I have a seemingly broken MacBook Air that doesn't boot, but I can get into the recovery console. If I try to reinstall Mac OSX on the main disk (Macintosh HD aka /dev/disk1s2), the installer complains that there isn't enough disk space available.

So I opened up a terminal and tried to manually delete unnecessary files.

Using rm -rf, it looks like everything works, except that the disk space isn't freed.

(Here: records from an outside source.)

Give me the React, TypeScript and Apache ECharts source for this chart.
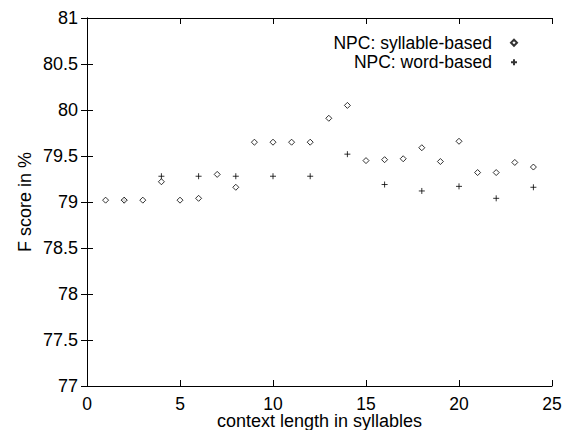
import React, { useEffect, useRef } from "react";
import * as echarts from "echarts";

const contextLengths = [1, 2, 3, 4, 5, 6, 7, 8, 9, 10, 11, 12, 13, 14, 15, 16, 17, 18, 19, 20, 21, 22, 23, 24];
const syllableScores = [79.02, 79.02, 79.02, 79.22, 79.02, 79.04, 79.3, 79.16, 79.65, 79.65, 79.65, 79.65, 79.91, 80.05, 79.45, 79.46, 79.47, 79.59, 79.44, 79.66, 79.32, 79.32, 79.43, 79.38];
const wordContextLengths = [2, 4, 6, 8, 10, 12, 14, 16, 18, 20, 22, 24];
const wordScores = [79.02, 79.28, 79.28, 79.28, 79.28, 79.28, 79.52, 79.19, 79.12, 79.17, 79.04, 79.16];

const seriesNames = ["NPC: syllable-based", "NPC: word-based"];
const xTitle = "context length in syllables";
const yTitle = "F score in %";

const FONT = "'Liberation Sans', Arial, Helvetica, sans-serif";
const PLUS = "path://M3,0L3,6M0,3L6,3";

export default function App() {
  const ref = useRef<HTMLDivElement>(null);
  useEffect(() => {
    if (!ref.current) return;
    const chart = echarts.init(ref.current, null, { renderer: "svg" });
    const line = { show: true, lineStyle: { color: "#000", width: 1 } };
    const tick = { show: true, inside: true, length: 6, lineStyle: { color: "#000", width: 1 } };
    const syllableData = contextLengths.map((x, i) => [x, syllableScores[i]]);
    const wordData = wordContextLengths.map((x, i) => [x, wordScores[i]]);
    chart.setOption({
      animation: false,
      backgroundColor: "#fff",
      textStyle: { fontFamily: FONT },
      grid: { left: 87, right: 13, top: 18, bottom: 44, containLabel: false, outerBoundsMode: "none" },
      legend: {
        orient: "vertical",
        align: "right",
        right: 47,
        top: 33,
        padding: 0,
        itemGap: 0,
        itemWidth: 6,
        itemHeight: 6,
        data: seriesNames,
        textStyle: { fontFamily: FONT, fontSize: 17.5, color: "#000", lineHeight: 19.5, padding: [0, 14, 0, 0] },
      },
      xAxis: [
        {
          type: "value",
          position: "bottom",
          min: 0,
          max: 25,
          interval: 5,
          axisLine: line,
          axisTick: tick,
          splitLine: { show: false },
          axisLabel: { color: "#000", fontSize: 17.5, fontFamily: FONT, margin: 9, lineHeight: 17 },
          name: xTitle,
          nameLocation: "middle",
          nameGap: 26,
          nameMoveOverlap: false,
          nameTextStyle: { color: "#000", fontSize: 18, fontFamily: FONT, lineHeight: 18 },
        },
        {
          type: "value",
          position: "top",
          min: 0,
          max: 25,
          interval: 5,
          axisLine: line,
          axisTick: tick,
          splitLine: { show: false },
          axisLabel: { show: false },
        },
      ],
      yAxis: [
        {
          type: "value",
          position: "left",
          min: 77,
          max: 81,
          interval: 0.5,
          axisLine: line,
          axisTick: tick,
          splitLine: { show: false },
          axisLabel: { color: "#000", fontSize: 18, fontFamily: FONT, margin: 9 },
          name: yTitle,
          nameLocation: "middle",
          nameGap: 53,
          nameMoveOverlap: false,
          nameTextStyle: { color: "#000", fontSize: 18, fontFamily: FONT },
        },
        {
          type: "value",
          position: "right",
          min: 77,
          max: 81,
          interval: 0.5,
          axisLine: line,
          axisTick: tick,
          splitLine: { show: false },
          axisLabel: { show: false },
        },
      ],
      series: [
        {
          name: seriesNames[0],
          type: "scatter",
          xAxisIndex: 0,
          yAxisIndex: 0,
          symbol: "diamond",
          symbolSize: 6,
          itemStyle: { color: "#fff", borderColor: "#000", borderWidth: 1 },
          data: syllableData,
          z: 3,
        },
        {
          name: seriesNames[1],
          type: "scatter",
          xAxisIndex: 0,
          yAxisIndex: 0,
          symbol: PLUS,
          symbolSize: 6,
          itemStyle: { color: "rgba(0,0,0,0)", borderColor: "#000", borderWidth: 1 },
          data: wordData,
          z: 2,
        },
      ],
    });
    return () => chart.dispose();
  }, []);
  return (
    <div
      ref={ref}
      style={{ position: "fixed", left: 0, top: 0, width: 565, height: 430, background: "#fff" }}
    />
  );
}
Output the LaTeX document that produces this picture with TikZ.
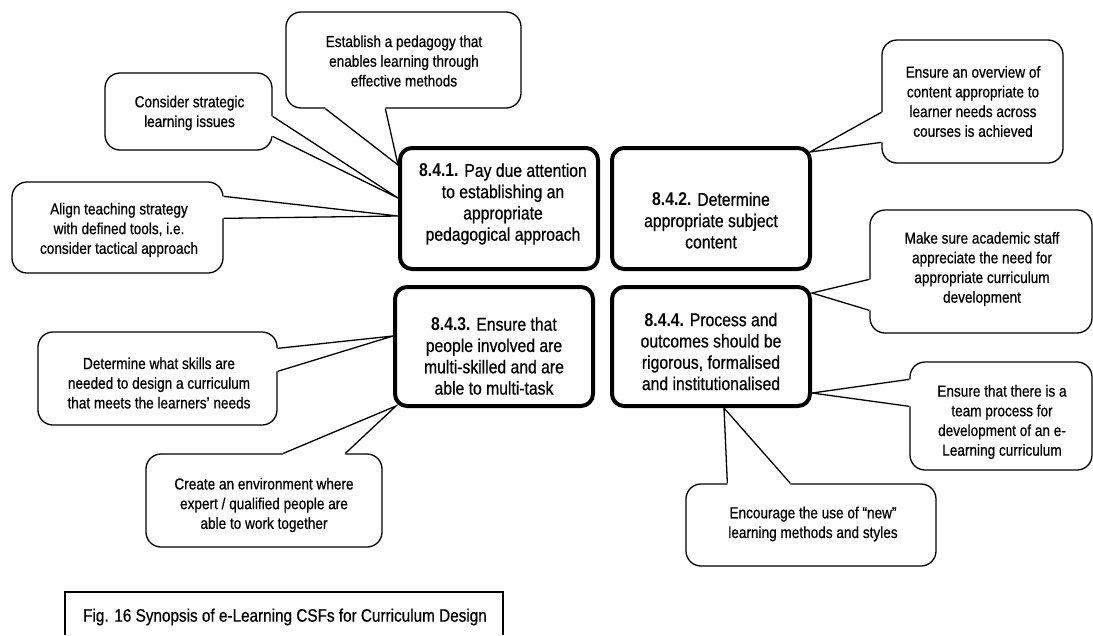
\documentclass[tikz,border=0pt]{standalone}
\usepackage{fontspec}
\setmainfont{Liberation Sans}[FakeStretch=0.85, UprightFeatures={FakeBold=0.6}]
\usetikzlibrary{calc}
\pgfdeclarelayer{back}
\pgfsetlayers{back,main}
\tikzset{
  callout/.style={draw, line width=1.3pt, fill=white, rounded corners=15pt, inner sep=0pt},
  calltext/.style={align=center, inner sep=0pt, font=\fontsize{16}{19.7}\selectfont},
  stagebox/.style={draw, line width=4pt, rounded corners=12pt, inner sep=0pt, minimum width=198pt},
  stagetext/.style={align=center, inner sep=0pt, font=\fontsize{18.5}{21.3}\selectfont},
  pointerline/.style={line width=1.3pt, line join=miter},
  captext/.style={inner sep=0pt, font=\fontsize{18}{20}\selectfont},
}
% speech-bubble pointer: base point, tip, base point, shift into the bubble
\newcommand\pointer[4]{%
  \fill[white] ($(#1)+#4$) -- (#1) -- (#2) -- (#3) -- ($(#3)+#4$) -- cycle;
  \draw[pointerline] (#1) -- (#2) -- (#3);
}
\begin{document}
\begin{tikzpicture}[x=1pt,y=-1pt]
\useasboundingbox (0,0) rectangle (1093,635);

% the four success factors
\node[stagebox, minimum height=121pt] (s1) at (499,208.5) {};
\node[stagebox, minimum height=121pt] (s2) at (711,208.5) {};
\node[stagebox, minimum height=119pt] (s3) at (494,346.5) {};
\node[stagebox, minimum height=119pt] (s4) at (711,346.5) {};

\node[stagetext] (s1t) at (503,204) {\textbf{8.4.1.} Pay due attention\\to establishing an\\appropriate\\pedagogical approach};
\node[stagetext] (s2t) at (711,220.5) {\textbf{8.4.2.} Determine\\appropriate subject\\content};
\node[stagetext] (s3t) at (494,356) {\textbf{8.4.3.} Ensure that\\people involved are\\multi-skilled and are\\able to multi-task};
\node[stagetext] (s4t) at (711,351.5) {\textbf{8.4.4.} Process and\\outcomes should be\\rigorous, formalised\\and institutionalised};

\begin{pgfonlayer}{back}
% speech bubbles
\node[callout, minimum width=235pt, minimum height=96pt]  (c1) at (403.5,60) {};
\node[callout, minimum width=167pt, minimum height=77pt]  (c2) at (188.5,111.5) {};
\node[callout, minimum width=211pt, minimum height=91pt]  (c3) at (117.5,227.5) {};
\node[callout, minimum width=181pt, minimum height=123pt] (c4) at (972.5,101.5) {};
\node[callout, minimum width=222pt, minimum height=123pt] (c5) at (981,271.5) {};
\node[callout, minimum width=182pt, minimum height=108pt] (c6) at (1001,416) {};
\node[callout, minimum width=250pt, minimum height=82pt]  (c7) at (811,525) {};
\node[callout, minimum width=239pt, minimum height=93pt]  (c8) at (157.5,378.5) {};
\node[callout, minimum width=236pt, minimum height=93pt]  (c9) at (264,500.5) {};

% pointer bases and tips
\coordinate (c1a) at ($(c1.south west)+(40,0)$);
\coordinate (c1b) at ($(c1.south west)+(100,0)$);
\coordinate (c1p) at ($(s1.north west)+(0,19)$);
\coordinate (c2a) at ($(c2.north east)+(0,44)$);
\coordinate (c2b) at ($(c2.north east)+(0,64)$);
\coordinate (c2p) at ($(s1.north west)+(0,52)$);
\coordinate (c3a) at ($(c3.north east)+(0,15)$);
\coordinate (c3b) at ($(c3.north east)+(0,37)$);
\coordinate (c3p) at ($(s1.north west)+(0,70)$);
\coordinate (c4a) at ($(c4.north west)+(0,73)$);
\coordinate (c4b) at ($(c4.north west)+(0,103)$);
\coordinate (c4p) at ($(s2.north east)+(-2,6)$);
\coordinate (c5a) at ($(c5.north west)+(0,70)$);
\coordinate (c5b) at ($(c5.north west)+(0,101)$);
\coordinate (c5p) at ($(s4.north east)+(0,8)$);
\coordinate (c6a) at ($(c6.north west)+(0,18)$);
\coordinate (c6b) at ($(c6.north west)+(0,45)$);
\coordinate (c6p) at ($(s4.north east)+(0,108)$);
\coordinate (c7a) at ($(c7.north west)+(42,0)$);
\coordinate (c7b) at ($(c7.north west)+(105,0)$);
\coordinate (c7p) at ($(s4.south west)+(114,0)$);
\coordinate (c8a) at ($(c8.north east)+(0,17)$);
\coordinate (c8b) at ($(c8.north east)+(0,40)$);
\coordinate (c8p) at ($(s3.north west)+(0,51)$);
\coordinate (c9a) at ($(c9.north west)+(138,0)$);
\coordinate (c9b) at ($(c9.north west)+(200,0)$);
\coordinate (c9p) at ($(s3.south west)+(3,-2)$);

\pointer{c1a}{c1p}{c1b}{(0,-2)}
\pointer{c2a}{c2p}{c2b}{(-2,0)}
\pointer{c3a}{c3p}{c3b}{(-2,0)}
\pointer{c4a}{c4p}{c4b}{(2,0)}
\pointer{c5a}{c5p}{c5b}{(2,0)}
\pointer{c6a}{c6p}{c6b}{(2,0)}
\pointer{c7a}{c7p}{c7b}{(0,2)}
\pointer{c8a}{c8p}{c8b}{(-2,0)}
\pointer{c9a}{c9p}{c9b}{(0,2)}
\end{pgfonlayer}

% bubble texts
\node[calltext] (c1t) at (404,61) {Establish a pedagogy that\\enables learning through\\effective methods};
\node[calltext] (c2t) at (189.5,113) {Consider strategic\\learning issues};
\node[calltext] (c3t) at (119,230) {Align teaching strategy\\with defined tools, i.e.\\consider tactical approach};
\node[calltext] (c4t) at (973,101.5) {Ensure an overview of\\content appropriate to\\learner needs across\\courses is achieved};
\node[calltext] (c5t) at (982,269) {Make sure academic staff\\appreciate the need for\\appropriate curriculum\\development};
\node[calltext] (c6t) at (1002,422) {Ensure that there is a\\team process for\\development of an e-\\Learning curriculum};
\node[calltext] (c7t) at (813,524) {Encourage the use of “new”\\learning methods and styles};
\node[calltext] (c8t) at (159,383) {Determine what skills are\\needed to design a curriculum\\that meets the learners’ needs};
\node[calltext] (c9t) at (264,505) {Create an environment where\\expert / qualified people are\\able to work together};

% caption panel
\node[captext] (cap) at (285,617) {Fig. 16 Synopsis of e-Learning CSFs for Curriculum Design};
\draw[line width=1.3pt] (65,635) -- (65,592) -- (503,592) -- (503,635);
\end{tikzpicture}
\end{document}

On reboot, the files are there again as if nothing happened.

  • Folders I 'delete' with rm -rf seem to vanish from the directory listinng (ls)
  • df -h never updates the amount of free space after rm
  • Rebooting into recovery console shows the deleted files are there again

And when I look at the disk in Disk Utility in the recovery console, it tells me that there are 4 GB of free space, but 0 KB deletable.

How can I delete the missing files without reformatting the whole HD and losing all data?

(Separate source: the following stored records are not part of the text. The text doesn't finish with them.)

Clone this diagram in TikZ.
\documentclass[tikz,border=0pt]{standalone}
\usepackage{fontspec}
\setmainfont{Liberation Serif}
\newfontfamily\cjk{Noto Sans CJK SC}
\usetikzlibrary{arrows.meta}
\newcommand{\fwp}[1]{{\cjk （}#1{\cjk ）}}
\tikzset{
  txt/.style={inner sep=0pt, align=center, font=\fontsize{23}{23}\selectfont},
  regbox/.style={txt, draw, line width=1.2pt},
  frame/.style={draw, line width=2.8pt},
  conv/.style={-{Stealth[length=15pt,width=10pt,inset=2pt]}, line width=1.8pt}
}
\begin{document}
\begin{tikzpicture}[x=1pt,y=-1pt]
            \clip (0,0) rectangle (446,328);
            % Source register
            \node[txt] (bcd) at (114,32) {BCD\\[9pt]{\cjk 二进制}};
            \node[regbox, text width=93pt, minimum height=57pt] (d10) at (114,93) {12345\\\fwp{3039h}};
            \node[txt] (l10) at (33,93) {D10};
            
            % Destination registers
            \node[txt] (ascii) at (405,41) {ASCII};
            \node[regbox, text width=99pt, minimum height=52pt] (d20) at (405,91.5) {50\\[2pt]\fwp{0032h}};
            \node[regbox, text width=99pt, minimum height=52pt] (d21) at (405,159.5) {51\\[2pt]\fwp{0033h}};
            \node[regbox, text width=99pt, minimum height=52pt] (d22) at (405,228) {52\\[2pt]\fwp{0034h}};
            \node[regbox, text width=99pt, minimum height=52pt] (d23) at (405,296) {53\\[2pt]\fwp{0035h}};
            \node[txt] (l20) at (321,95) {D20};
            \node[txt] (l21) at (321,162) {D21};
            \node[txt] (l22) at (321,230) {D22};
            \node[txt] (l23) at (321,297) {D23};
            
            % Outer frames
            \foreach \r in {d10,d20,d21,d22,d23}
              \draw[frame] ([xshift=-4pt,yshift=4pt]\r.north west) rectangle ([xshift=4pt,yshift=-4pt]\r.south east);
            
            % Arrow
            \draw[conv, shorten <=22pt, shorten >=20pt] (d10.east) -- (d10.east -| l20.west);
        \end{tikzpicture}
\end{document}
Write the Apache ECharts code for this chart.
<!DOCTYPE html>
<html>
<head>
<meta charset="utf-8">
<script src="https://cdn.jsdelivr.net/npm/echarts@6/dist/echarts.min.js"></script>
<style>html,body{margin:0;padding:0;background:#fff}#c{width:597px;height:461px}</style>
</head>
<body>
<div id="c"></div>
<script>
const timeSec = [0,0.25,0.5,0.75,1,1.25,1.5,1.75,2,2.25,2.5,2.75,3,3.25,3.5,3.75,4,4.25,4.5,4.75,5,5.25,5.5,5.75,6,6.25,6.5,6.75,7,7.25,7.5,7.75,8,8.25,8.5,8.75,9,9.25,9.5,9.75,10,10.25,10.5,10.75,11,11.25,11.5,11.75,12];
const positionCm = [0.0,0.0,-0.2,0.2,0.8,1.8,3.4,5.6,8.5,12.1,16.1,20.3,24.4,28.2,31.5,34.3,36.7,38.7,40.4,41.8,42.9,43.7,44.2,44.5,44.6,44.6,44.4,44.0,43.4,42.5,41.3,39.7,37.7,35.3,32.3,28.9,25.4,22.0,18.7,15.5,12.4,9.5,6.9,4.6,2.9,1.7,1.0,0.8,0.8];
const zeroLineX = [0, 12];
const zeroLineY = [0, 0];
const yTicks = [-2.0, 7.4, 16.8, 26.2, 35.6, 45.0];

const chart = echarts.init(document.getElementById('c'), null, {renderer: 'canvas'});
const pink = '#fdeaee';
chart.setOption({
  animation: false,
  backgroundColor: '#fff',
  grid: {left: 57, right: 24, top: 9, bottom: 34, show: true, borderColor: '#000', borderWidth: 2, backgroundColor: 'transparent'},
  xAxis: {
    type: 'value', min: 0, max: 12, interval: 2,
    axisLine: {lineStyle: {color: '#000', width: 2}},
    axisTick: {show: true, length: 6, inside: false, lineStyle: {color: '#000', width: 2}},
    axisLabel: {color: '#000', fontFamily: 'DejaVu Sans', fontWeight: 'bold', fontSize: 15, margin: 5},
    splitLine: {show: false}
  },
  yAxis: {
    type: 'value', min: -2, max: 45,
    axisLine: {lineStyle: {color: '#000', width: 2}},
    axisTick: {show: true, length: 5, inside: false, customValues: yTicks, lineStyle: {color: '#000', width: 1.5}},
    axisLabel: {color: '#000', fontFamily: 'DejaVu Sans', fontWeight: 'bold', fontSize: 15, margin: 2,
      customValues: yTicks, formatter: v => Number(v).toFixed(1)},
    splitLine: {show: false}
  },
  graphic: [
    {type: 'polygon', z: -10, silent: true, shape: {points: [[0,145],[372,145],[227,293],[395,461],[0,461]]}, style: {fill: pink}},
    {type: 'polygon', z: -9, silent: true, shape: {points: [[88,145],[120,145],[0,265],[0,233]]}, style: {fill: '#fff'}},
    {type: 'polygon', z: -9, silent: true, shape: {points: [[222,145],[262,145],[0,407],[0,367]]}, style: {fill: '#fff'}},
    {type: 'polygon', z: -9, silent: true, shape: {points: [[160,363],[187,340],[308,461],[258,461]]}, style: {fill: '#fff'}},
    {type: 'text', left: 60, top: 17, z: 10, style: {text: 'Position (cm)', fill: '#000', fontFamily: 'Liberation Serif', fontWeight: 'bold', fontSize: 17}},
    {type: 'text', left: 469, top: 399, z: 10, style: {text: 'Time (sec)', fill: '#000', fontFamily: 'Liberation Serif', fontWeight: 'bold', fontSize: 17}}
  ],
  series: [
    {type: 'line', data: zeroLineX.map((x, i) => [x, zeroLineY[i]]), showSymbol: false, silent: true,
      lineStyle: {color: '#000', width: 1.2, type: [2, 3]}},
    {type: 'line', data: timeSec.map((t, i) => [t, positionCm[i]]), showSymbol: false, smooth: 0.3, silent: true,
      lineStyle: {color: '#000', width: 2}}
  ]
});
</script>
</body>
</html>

And why doesn't rm -rf work?

Using rm without -f (e.g. # rm -r /Volumes/Macintosh\ HD/Developer) first asks me to confirm each file deletion, then errors with

no such file or directory.

Which I would assume is a permissions issue. But I'm root (#) in the terminal and the files are owned by root/wheel. As suggested, I tried to remount with write permissions (mount -uw). This did not give me an error message, but the behavior is still the same (files reappear on reboot).

Best Answer

Using -f hides errors. Try running the command without the f option: rm -r ….

Without the actual error message, I can guess what the problem is: you're trying to delete files by providing a path you expect to the files but do not match the actual path.

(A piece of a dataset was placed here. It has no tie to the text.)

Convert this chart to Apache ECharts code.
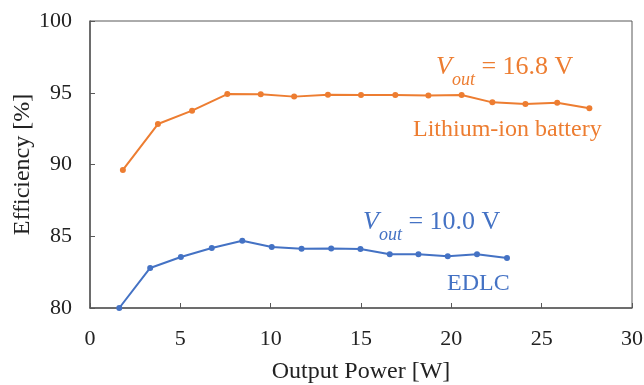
<!DOCTYPE html>
<html>
<head>
<meta charset="utf-8">
<script src="https://cdn.jsdelivr.net/npm/echarts@6/dist/echarts.min.js"></script>
<style>
  html, body { margin: 0; padding: 0; background: #fff; }
  #chart { width: 644px; height: 385px; }
</style>
</head>
<body>
<div id="chart"></div>
<script>
// Efficiency vs. output power for two loads
const liionPower = [1.82, 3.76, 5.65, 7.6, 9.45, 11.3, 13.17, 15.0, 16.9, 18.73, 20.57, 22.27, 24.1, 25.86, 27.64];
const liionEff   = [89.62, 92.82, 93.75, 94.91, 94.89, 94.73, 94.86, 94.84, 94.84, 94.8, 94.84, 94.33, 94.22, 94.31, 93.92];

const edlcPower = [1.62, 3.33, 5.03, 6.74, 8.43, 10.06, 11.71, 13.35, 14.97, 16.59, 18.18, 19.8, 21.42, 23.08];
const edlcEff   = [80.0, 82.79, 83.55, 84.18, 84.69, 84.25, 84.13, 84.15, 84.11, 83.74, 83.74, 83.6, 83.74, 83.48];

const xTicks = [0, 5, 10, 15, 20, 25, 30];
const yTicks = [80, 85, 90, 95, 100];

const ORANGE = '#ED7D31';
const BLUE = '#4472C4';
const SERIF = '"Liberation Serif", "DejaVu Serif", serif';

const pairs = (xs, ys) => xs.map((x, i) => [x, ys[i]]);

// "V_out = ..." with an italic subscript sitting below the baseline
function vLabel(value, color) {
  return {
    text: '{v|V}{s|out}{t| = ' + value + '}',
    rich: {
      v: { fontFamily: SERIF, fontStyle: 'italic', fontSize: 26, fill: color, lineHeight: 34, verticalAlign: 'bottom', padding: [0, 0, 9, 0] },
      s: { fontFamily: SERIF, fontStyle: 'italic', fontSize: 18, fill: color, lineHeight: 34, verticalAlign: 'bottom' },
      t: { fontFamily: SERIF, fontSize: 26, fill: color, lineHeight: 34, verticalAlign: 'bottom', padding: [0, 0, 9, 0] }
    }
  };
}

const chart = echarts.init(document.getElementById('chart'), null, { renderer: 'canvas' });

chart.setOption({
  animation: false,
  backgroundColor: '#fff',
  grid: {
    left: 90, right: 12, top: 21, bottom: 77,
    outerBoundsMode: 'none',
    containLabel: false,
    show: true, borderColor: '#595959', borderWidth: 1
  },
  xAxis: {
    type: 'value',
    min: xTicks[0], max: xTicks[xTicks.length - 1], interval: 5,
    name: 'Output Power [W]',
    nameLocation: 'middle', nameGap: 52,
    nameTextStyle: { fontFamily: SERIF, fontSize: 24, color: '#222' },
    axisLine: { lineStyle: { color: '#595959', width: 1.5 } },
    axisTick: { inside: true, length: 5, lineStyle: { color: '#595959' } },
    axisLabel: { fontFamily: SERIF, fontSize: 22, color: '#222', margin: 20 },
    splitLine: { show: false }
  },
  yAxis: {
    type: 'value',
    min: yTicks[0], max: yTicks[yTicks.length - 1], interval: 5,
    name: 'Efficiency [%]',
    nameLocation: 'middle', nameGap: 55,
    nameMoveOverlap: false,
    nameTextStyle: { fontFamily: SERIF, fontSize: 24, color: '#222' },
    axisLine: { show: true, lineStyle: { color: '#595959', width: 1.5 } },
    axisTick: { show: true, inside: true, length: 5, lineStyle: { color: '#595959' } },
    axisLabel: { fontFamily: SERIF, fontSize: 22, color: '#222', margin: 18 },
    splitLine: { show: false }
  },
  series: [
    {
      name: 'Lithium-ion battery',
      type: 'line',
      data: pairs(liionPower, liionEff),
      symbol: 'circle', symbolSize: 6,
      lineStyle: { color: ORANGE, width: 2 },
      itemStyle: { color: ORANGE },
      clip: false
    },
    {
      name: 'EDLC',
      type: 'line',
      data: pairs(edlcPower, edlcEff),
      symbol: 'circle', symbolSize: 6,
      lineStyle: { color: BLUE, width: 2 },
      itemStyle: { color: BLUE },
      clip: false
    }
  ],
  graphic: [
    { type: 'text', left: 436, top: 54, style: vLabel('16.8 V', ORANGE) },
    { type: 'text', left: 363, top: 209, style: vLabel('10.0 V', BLUE) },
    { type: 'text', left: 413, top: 118, style: { text: 'Lithium-ion battery', fontFamily: SERIF, fontSize: 24, fill: ORANGE } },
    { type: 'text', left: 447, top: 272, style: { text: 'EDLC', fontFamily: SERIF, fontSize: 24, fill: BLUE } }
  ]
});
</script>
</body>
</html>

When you're booted into Recovery, the Recovery environment is mounted at /, so paths like /Users are actually pointing to the Recovery HD. For example, instead of

rm -rf /Users/…

you should prepend to your paths the correct path to the volume

rm -rf /Volumes/Macintosh\ HD/Users/…

where Macintosh HD is your startup disk volume. Try ls /Volumes to see what's available.